Note: This post contains explicit language but a lot of passion.
This is probably an unpopular opinion, but when it comes to building startups, most people in the valley overcomplicate things so much.
As someone who has friends running startups, as someone who follows founders & VCs, and who is part of many founder communities, it is painstakingly visible that people ask the same questions all the time.
“How do I pick ideas?”
“How do I make sure I build the right thing?”
“Should I build this company?”
Advice is variable. It depends on time, circumstances, the industry, and the makeup of the team building it. Stop asking. Start building.
So how do you build a successful company? Wrong fucking question. The company is the outcome. You can’t build a successful company until you build a great fucking product. So you might ask, how do I make a great product?
Well:
And while we're at it, here are some harsh-sounding responses for the most-asked questions:
Q: How do I pick an idea to build?
A: Do you care about this idea or industry? If yes, pursue it. If not, stop building shit you don't care about! Sooner than later, you'll hit a wall, and if you don't care about the problem and doing it just for the money, you're going to fail hard.
Q: How do I ensure I am building the right thing?
A: No one knows. There are best practices, but they're not prophecies. Listen and talk to your users & customers, try shit, and iterate. That's how you'll get close to the "right" thing.
Q: How to find a co-founder?
A: Find someone you know who has integrity, can help you build shit, and someone you can talk through things with. How do I figure that out for someone? Build shit with others.
Q: Should I build in a bad economy?
A: Yes! Just get started. What the hell are you waiting for? You don’t need Marc Andreessen to remind you to start building.
Q: How to raise a seed/series A round?
A: Build an amazing fucking product first.

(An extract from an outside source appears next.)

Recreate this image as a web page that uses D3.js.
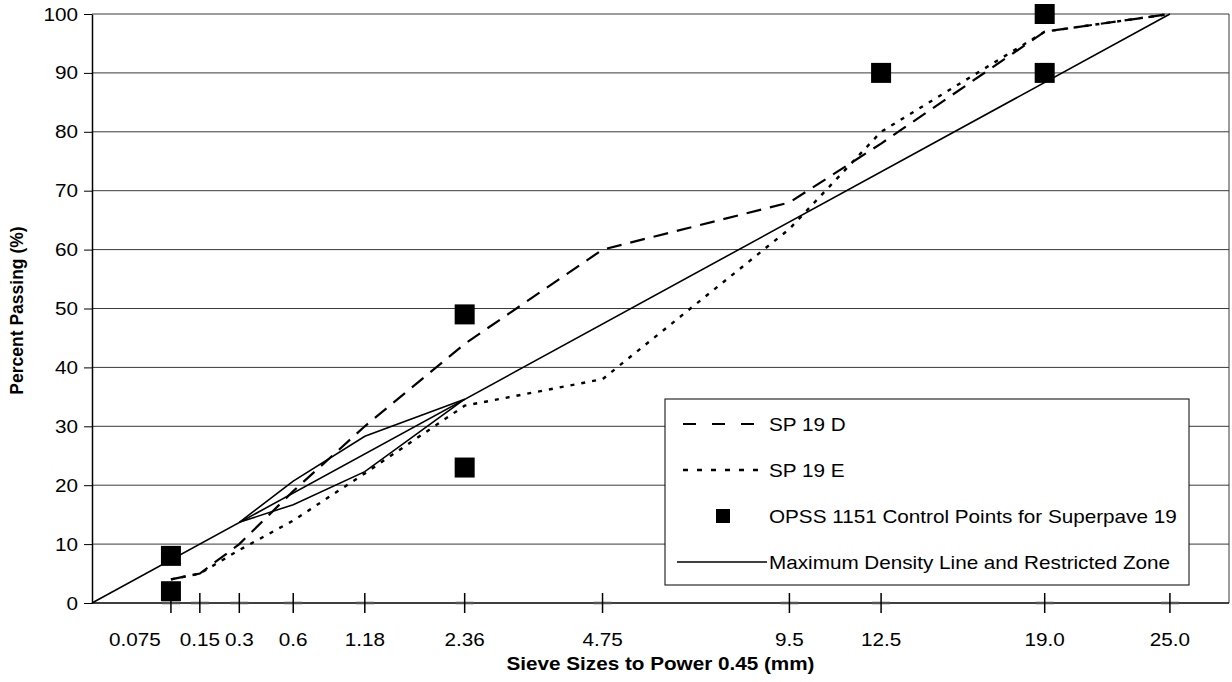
<!DOCTYPE html>
<html>
<head>
<meta charset="utf-8">
<script src="https://cdn.jsdelivr.net/npm/d3@7"></script>
<style>
  body { margin: 0; background: #fff; }
  text { font-family: "Liberation Sans", Arial, sans-serif; fill: #000; }
</style>
</head>
<body>
<svg id="chart" width="1232" height="682"></svg>
<script>
// Sieve sizes (mm) and their axis labels
const sieveSizes  = [0.075, 0.15, 0.3, 0.6, 1.18, 2.36, 4.75, 9.5, 12.5, 19.0, 25.0];
const sieveLabels = ["0.075", "0.15", "0.3", "0.6", "1.18", "2.36", "4.75", "9.5", "12.5", "19.0", "25.0"];

// Gradations, percent passing at each sieve
const sp19D = [4, 5, 10, 19, 30, 44, 60, 68, 78, 97, 100];
const sp19E = [4, 5, 9, 14, 22, 33.5, 38, 63.5, 80, 97, 100];

// OPSS 1151 control points for Superpave 19
const controlSieves  = [0.075, 0.075, 2.36, 2.36, 12.5, 19.0, 19.0];
const controlPassing = [2, 8, 23, 49, 90, 90, 100];

// Maximum density line and restricted zone
const maxDensitySieves  = [0, 25.0];
const maxDensityPassing = [0, 100];
const zoneSieves        = [0.3, 0.6, 1.18, 2.36];
const zoneUpperPassing  = [13.7, 20.7, 28.3, 34.6];
const zoneLowerPassing  = [13.7, 16.7, 22.3, 34.6];

const yTicks = [0, 10, 20, 30, 40, 50, 60, 70, 80, 90, 100];
const legendLabels = ["SP 19 D", "SP 19 E", "OPSS 1151 Control Points for Superpave 19", "Maximum Density Line and Restricted Zone"];

const svg = d3.select("#chart");
const plotLeft = 92, plotRight = 1229, plotTop = 14, plotBottom = 603;
const fontSize = 18;
const stretch = 1.15;   // horizontal text is drawn slightly widened
const pow45 = s => Math.pow(s, 0.45);

const x = d3.scaleLinear().domain([0, 4.49]).range([plotLeft, plotRight]);
const y = d3.scaleLinear().domain([0, 100]).range([plotBottom, plotTop]);

// widened horizontal text placed at (tx, ty)
function label(parent, tx, ty, str, anchor, bold) {
  return parent.append("text")
    .attr("transform", `translate(${tx},${ty}) scale(${stretch},1)`)
    .attr("text-anchor", anchor).attr("font-size", fontSize)
    .attr("font-weight", bold ? "bold" : "normal").text(str);
}

// horizontal gridlines
svg.append("g").selectAll("line").data(yTicks.filter(d => d > 0)).join("line")
  .attr("x1", plotLeft).attr("x2", plotRight)
  .attr("y1", d => y(d)).attr("y2", d => y(d))
  .attr("stroke", "#3a3a3a").attr("stroke-width", 1);

// right border of the plot area
svg.append("line").attr("x1", plotRight).attr("x2", plotRight).attr("y1", plotTop).attr("y2", plotBottom)
  .attr("stroke", "#3a3a3a").attr("stroke-width", 1);

// y axis
const yAxis = svg.append("g").attr("transform", `translate(${plotLeft},0)`)
  .call(d3.axisLeft(y).tickValues(yTicks).tickSize(8).tickSizeOuter(0).tickFormat(""));
yAxis.select(".domain").attr("stroke", "#000").attr("stroke-width", 1.5);
yAxis.selectAll(".tick line").attr("stroke", "#000");
yTicks.forEach(t => label(svg, plotLeft - 14, y(t) + 6.5, String(t), "end", false));

// x axis baseline
svg.append("line").attr("x1", plotLeft).attr("x2", plotRight).attr("y1", plotBottom).attr("y2", plotBottom)
  .attr("stroke", "#000").attr("stroke-width", 1.5);

// sieve ticks crossing the baseline
const xt = svg.append("g").selectAll("g").data(sieveSizes).join("g")
  .attr("transform", d => `translate(${x(pow45(d))},${plotBottom})`);
xt.append("line").attr("x1", -9).attr("x2", 9).attr("y1", 0).attr("y2", 0)
  .attr("stroke", "#555").attr("stroke-width", 2.5);
xt.append("line").attr("x1", 0).attr("x2", 0).attr("y1", -10).attr("y2", 10)
  .attr("stroke", "#000").attr("stroke-width", 1.5);
// the first label is nudged left to keep it clear of its neighbour
xt.each(function (d, i) {
  label(d3.select(this), i === 0 ? -36 : 0, 43, sieveLabels[i], "middle", false);
});

// axis titles
label(svg, (plotLeft + plotRight) / 2, 670, "Sieve Sizes to Power 0.45 (mm)", "middle", true);
svg.append("text").attr("transform", `translate(23,${(plotTop + plotBottom) / 2 + 2}) rotate(-90)`)
  .attr("text-anchor", "middle").attr("font-size", 17.5).attr("font-weight", "bold").text("Percent Passing (%)");

const line = d3.line().x(d => x(pow45(d[0]))).y(d => y(d[1]));

// maximum density line and restricted zone
[[maxDensitySieves, maxDensityPassing], [zoneSieves, zoneUpperPassing], [zoneSieves, zoneLowerPassing]]
  .forEach(([s, v]) => {
    svg.append("path").datum(s.map((d, i) => [d, v[i]])).attr("d", line)
      .attr("fill", "none").attr("stroke", "#000").attr("stroke-width", 1.6);
  });

// gradation curves
const dStyle = { dash: "15,9", width: 2.2 };
const eStyle = { dash: "4,7", width: 2.4 };
svg.append("path").datum(sieveSizes.map((d, i) => [d, sp19D[i]])).attr("d", line)
  .attr("fill", "none").attr("stroke", "#000").attr("stroke-width", dStyle.width).attr("stroke-dasharray", dStyle.dash);
svg.append("path").datum(sieveSizes.map((d, i) => [d, sp19E[i]])).attr("d", line)
  .attr("fill", "none").attr("stroke", "#000").attr("stroke-width", eStyle.width).attr("stroke-dasharray", eStyle.dash);

// control points
const markerSize = 20;
svg.append("g").selectAll("rect").data(controlSieves.map((d, i) => [d, controlPassing[i]])).join("rect")
  .attr("x", d => x(pow45(d[0])) - markerSize / 2).attr("y", d => y(d[1]) - markerSize / 2)
  .attr("width", markerSize).attr("height", markerSize).attr("fill", "#000");

// legend
const lg = svg.append("g").attr("transform", "translate(665,399)");
lg.append("rect").attr("width", 524).attr("height", 186).attr("fill", "#fff").attr("stroke", "#000").attr("stroke-width", 1);
const rowY = [25, 71, 117, 163];
legendLabels.forEach((str, i) => {
  const g = lg.append("g").attr("transform", `translate(0,${rowY[i]})`);
  if (i === 0) g.append("line").attr("x1", 18).attr("x2", 96).attr("stroke", "#000").attr("stroke-width", dStyle.width).attr("stroke-dasharray", "13,16");
  if (i === 1) g.append("line").attr("x1", 18).attr("x2", 96).attr("stroke", "#000").attr("stroke-width", eStyle.width).attr("stroke-dasharray", "5,9");
  if (i === 2) g.append("rect").attr("x", 51).attr("y", -7).attr("width", 14).attr("height", 14).attr("fill", "#000");
  if (i === 3) g.append("line").attr("x1", 12).attr("x2", 102).attr("stroke", "#000").attr("stroke-width", 1.6);
  label(g, 104, 6.5, str, "start", false);
});
</script>
</body>
</html>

These may sound quite harsh and grossly oversimplified, but I have spent days and weeks feeling paralyzed because I thought there have to be more profound answers to them, and the truth is there isn't.

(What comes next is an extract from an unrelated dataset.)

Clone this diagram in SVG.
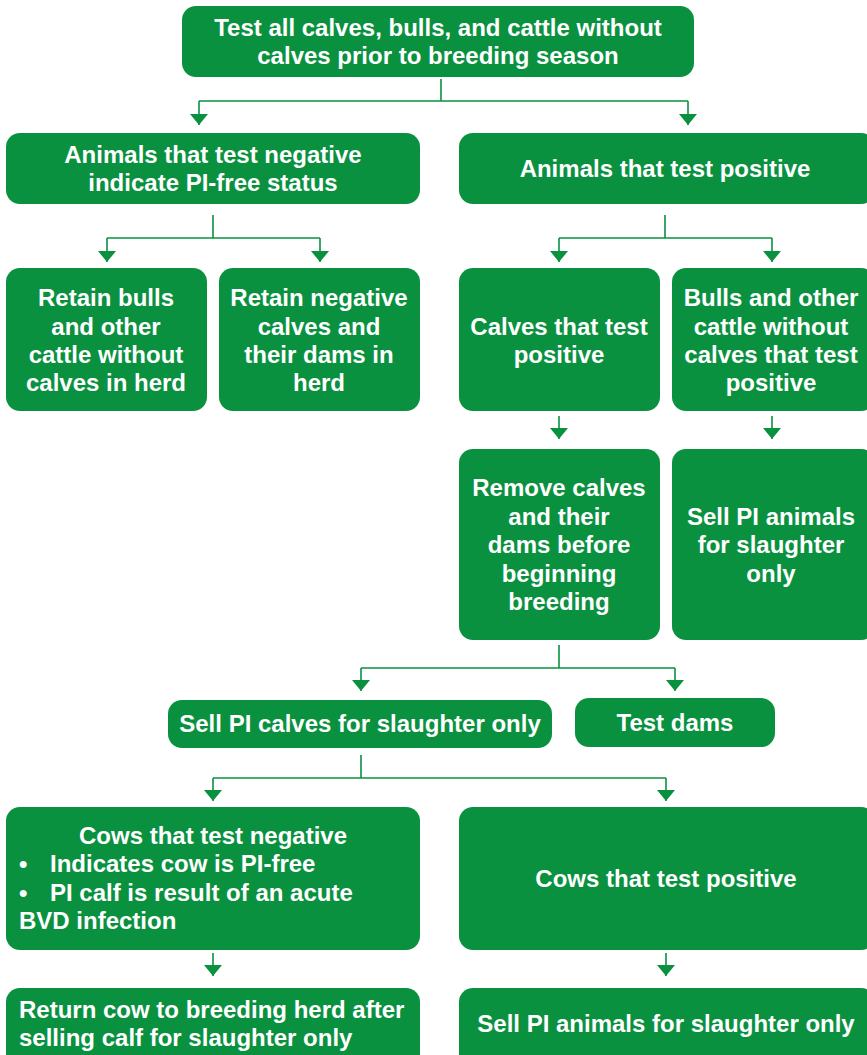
<svg xmlns="http://www.w3.org/2000/svg" width="867" height="1055" viewBox="0 0 867 1055">
<style>
.box{fill:#0a9140;}
.t{font-family:"Liberation Sans",Arial,sans-serif;font-weight:bold;font-size:24px;fill:#fff;text-anchor:middle;}
.l{text-anchor:start;}
.c{fill:none;stroke:#0a9140;stroke-width:1.6;}
</style>
<defs>
<marker id="ah" viewBox="0 0 11 18" refX="11" refY="9" markerWidth="11" markerHeight="18" markerUnits="userSpaceOnUse" orient="auto">
<path d="M0,0 L11,9 L0,18 Z" fill="#0a9140"/>
</marker>
</defs>
<rect width="867" height="1055" fill="#fff"/>
<g id="connectors">
<path class="c" d="M441,79 V101 M199,101 H688"/>
<path class="c" d="M199,101 V125" marker-end="url(#ah)"/>
<path class="c" d="M688,101 V125" marker-end="url(#ah)"/>
<path class="c" d="M213,215 V238 M107,238 H320"/>
<path class="c" d="M107,238 V262" marker-end="url(#ah)"/>
<path class="c" d="M320,238 V262" marker-end="url(#ah)"/>
<path class="c" d="M665,215 V238 M559,238 H772"/>
<path class="c" d="M559,238 V262" marker-end="url(#ah)"/>
<path class="c" d="M772,238 V262" marker-end="url(#ah)"/>
<path class="c" d="M559,416 V439" marker-end="url(#ah)"/>
<path class="c" d="M772,416 V439" marker-end="url(#ah)"/>
<path class="c" d="M559,645 V668 M361,668 H675"/>
<path class="c" d="M361,668 V691" marker-end="url(#ah)"/>
<path class="c" d="M675,668 V691" marker-end="url(#ah)"/>
<path class="c" d="M361,755 V778 M213,778 H666"/>
<path class="c" d="M213,778 V801" marker-end="url(#ah)"/>
<path class="c" d="M666,778 V801" marker-end="url(#ah)"/>
<path class="c" d="M213,953 V976" marker-end="url(#ah)"/>
<path class="c" d="M666,953 V976" marker-end="url(#ah)"/>
</g>
<g id="n_top">
<rect class="box" x="182" y="6" width="512" height="71" rx="14"/>
<text class="t" x="438" y="36">Test all calves, bulls, and cattle without</text>
<text class="t" x="438" y="64">calves prior to breeding season</text>
</g>
<g id="n_neg">
<rect class="box" x="6" y="133" width="414" height="71" rx="14"/>
<text class="t" x="213" y="163">Animals that test negative</text>
<text class="t" x="213" y="191">indicate PI-free status</text>
</g>
<g id="n_pos">
<rect class="box" x="459" y="133" width="416" height="71" rx="14"/>
<text class="t" x="665" y="177">Animals that test positive</text>
</g>
<g id="n_retain_bulls">
<rect class="box" x="6" y="268" width="201" height="143" rx="14"/>
<text class="t" x="106" y="306">Retain bulls</text>
<text class="t" x="106" y="335">and other</text>
<text class="t" x="106" y="363">cattle without</text>
<text class="t" x="106" y="391">calves in herd</text>
</g>
<g id="n_retain_neg">
<rect class="box" x="219" y="268" width="201" height="143" rx="14"/>
<text class="t" x="319" y="306">Retain negative</text>
<text class="t" x="319" y="335">calves and</text>
<text class="t" x="319" y="363">their dams in</text>
<text class="t" x="319" y="391">herd</text>
</g>
<g id="n_calves_pos">
<rect class="box" x="459" y="268" width="201" height="143" rx="14"/>
<text class="t" x="559" y="335">Calves that test</text>
<text class="t" x="559" y="363">positive</text>
</g>
<g id="n_bulls_pos">
<rect class="box" x="672" y="268" width="203" height="143" rx="14"/>
<text class="t" x="771" y="306">Bulls and other</text>
<text class="t" x="771" y="335">cattle without</text>
<text class="t" x="771" y="363">calves that test</text>
<text class="t" x="771" y="391">positive</text>
</g>
<g id="n_remove">
<rect class="box" x="459" y="449" width="201" height="191" rx="14"/>
<text class="t" x="559" y="496">Remove calves</text>
<text class="t" x="559" y="525">and their</text>
<text class="t" x="559" y="553">dams before</text>
<text class="t" x="559" y="582">beginning</text>
<text class="t" x="559" y="610">breeding</text>
</g>
<g id="n_sell_pi_1">
<rect class="box" x="672" y="449" width="203" height="191" rx="14"/>
<text class="t" x="771" y="525">Sell PI animals</text>
<text class="t" x="771" y="553">for slaughter</text>
<text class="t" x="771" y="582">only</text>
</g>
<g id="n_sell_calves">
<rect class="box" x="168" y="700" width="384" height="48" rx="14"/>
<text class="t" x="360" y="732">Sell PI calves for slaughter only</text>
</g>
<g id="n_test_dams">
<rect class="box" x="575" y="698" width="200" height="49" rx="14"/>
<text class="t" x="675" y="731">Test dams</text>
</g>
<g id="n_cows_neg">
<rect class="box" x="6" y="807" width="414" height="143" rx="14"/>
<text class="t" x="213" y="844">Cows that test negative</text>
<text class="t l" x="19" y="872">•</text>
<text class="t l" x="50" y="872">Indicates cow is PI-free</text>
<text class="t l" x="19" y="901">•</text>
<text class="t l" x="50" y="901">PI calf is result of an acute</text>
<text class="t l" x="19" y="929">BVD infection</text>
</g>
<g id="n_cows_pos">
<rect class="box" x="459" y="807" width="416" height="143" rx="14"/>
<text class="t" x="666" y="887">Cows that test positive</text>
</g>
<g id="n_return">
<rect class="box" x="6" y="988" width="414" height="90" rx="14"/>
<text class="t l" x="19" y="1018">Return cow to breeding herd after</text>
<text class="t l" x="19" y="1046">selling calf for slaughter only</text>
</g>
<g id="n_sell_pi_2">
<rect class="box" x="459" y="988" width="416" height="90" rx="14"/>
<text class="t" x="666" y="1032">Sell PI animals for slaughter only</text>
</g>
</svg>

There are no real answers and the way to find out is through experiments. You try shit. You put it out there. And the chances are that you will fail 90% of the time. But there is a 10% chance you built something that creates 10x value for the users.

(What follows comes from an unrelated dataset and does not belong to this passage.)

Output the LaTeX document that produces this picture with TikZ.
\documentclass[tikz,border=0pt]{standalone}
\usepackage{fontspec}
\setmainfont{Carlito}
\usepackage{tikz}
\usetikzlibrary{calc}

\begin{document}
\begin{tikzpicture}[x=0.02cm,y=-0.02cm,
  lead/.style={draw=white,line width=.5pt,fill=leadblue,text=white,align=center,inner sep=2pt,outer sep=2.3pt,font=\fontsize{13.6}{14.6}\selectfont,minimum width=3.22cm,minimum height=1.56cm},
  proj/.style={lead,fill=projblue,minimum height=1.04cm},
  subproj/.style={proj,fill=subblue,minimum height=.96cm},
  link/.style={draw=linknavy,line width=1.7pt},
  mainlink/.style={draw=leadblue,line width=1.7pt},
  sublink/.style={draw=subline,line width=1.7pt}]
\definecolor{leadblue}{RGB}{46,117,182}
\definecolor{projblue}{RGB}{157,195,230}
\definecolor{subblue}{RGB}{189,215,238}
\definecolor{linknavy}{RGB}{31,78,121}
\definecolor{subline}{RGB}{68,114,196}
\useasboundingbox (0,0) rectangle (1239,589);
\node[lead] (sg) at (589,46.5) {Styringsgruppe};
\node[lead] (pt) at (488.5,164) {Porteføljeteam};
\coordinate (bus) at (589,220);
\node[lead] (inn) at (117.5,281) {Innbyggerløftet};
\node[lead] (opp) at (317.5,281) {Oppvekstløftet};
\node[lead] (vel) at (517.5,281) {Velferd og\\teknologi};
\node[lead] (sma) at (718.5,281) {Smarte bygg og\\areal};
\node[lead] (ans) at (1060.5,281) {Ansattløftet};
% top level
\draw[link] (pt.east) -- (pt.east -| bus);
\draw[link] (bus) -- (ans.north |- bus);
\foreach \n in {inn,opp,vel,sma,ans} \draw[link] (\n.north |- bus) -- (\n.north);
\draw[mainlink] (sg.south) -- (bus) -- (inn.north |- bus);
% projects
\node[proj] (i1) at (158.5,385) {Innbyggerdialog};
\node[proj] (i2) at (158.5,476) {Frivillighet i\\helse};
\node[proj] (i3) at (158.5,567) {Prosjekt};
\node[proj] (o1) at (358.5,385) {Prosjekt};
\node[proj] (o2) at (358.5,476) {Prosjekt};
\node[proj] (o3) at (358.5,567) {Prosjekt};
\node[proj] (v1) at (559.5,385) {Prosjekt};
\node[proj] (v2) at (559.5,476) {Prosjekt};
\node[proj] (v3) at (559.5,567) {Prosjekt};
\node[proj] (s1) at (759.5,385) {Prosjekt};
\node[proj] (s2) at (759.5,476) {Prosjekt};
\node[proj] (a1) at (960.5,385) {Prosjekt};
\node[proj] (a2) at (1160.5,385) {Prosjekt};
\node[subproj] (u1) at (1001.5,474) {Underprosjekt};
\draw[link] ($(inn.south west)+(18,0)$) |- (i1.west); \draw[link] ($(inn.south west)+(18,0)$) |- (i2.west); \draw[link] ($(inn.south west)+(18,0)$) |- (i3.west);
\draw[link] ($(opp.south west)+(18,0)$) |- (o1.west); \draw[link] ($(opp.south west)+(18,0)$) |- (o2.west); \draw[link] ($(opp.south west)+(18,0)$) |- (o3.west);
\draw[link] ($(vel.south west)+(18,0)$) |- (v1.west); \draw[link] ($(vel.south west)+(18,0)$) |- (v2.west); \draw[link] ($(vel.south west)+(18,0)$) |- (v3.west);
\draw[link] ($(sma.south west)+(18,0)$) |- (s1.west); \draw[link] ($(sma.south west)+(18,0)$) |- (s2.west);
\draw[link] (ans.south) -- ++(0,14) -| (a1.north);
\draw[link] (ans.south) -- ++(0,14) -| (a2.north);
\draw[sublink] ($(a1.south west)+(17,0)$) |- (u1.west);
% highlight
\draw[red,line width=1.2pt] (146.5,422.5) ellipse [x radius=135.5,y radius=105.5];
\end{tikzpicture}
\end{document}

And that’s when the real journey begins. And admittedly, at this point, things may get a little more nuanced — how do you continue to drive value to your users, deal with competitors emerging from nowhere, hire employees, manage equity, legal, terms sheets, finances, etc.
I do realize that building a product, startup, and a company is not all trivial and straightforward. But most people don't even get to this stage because they are fretting about these questions before starting and do not get started. The difference between them and that "successful founder" they're following is that they decided to stop overthinking and started doing. They may not have gotten it right at first, but they kept iterating until it did.
So stop worrying and overthinking about what to build and when to build it. Stop overcomplicating things. In most cases, the situation won't always seem right. So, just get started and build it.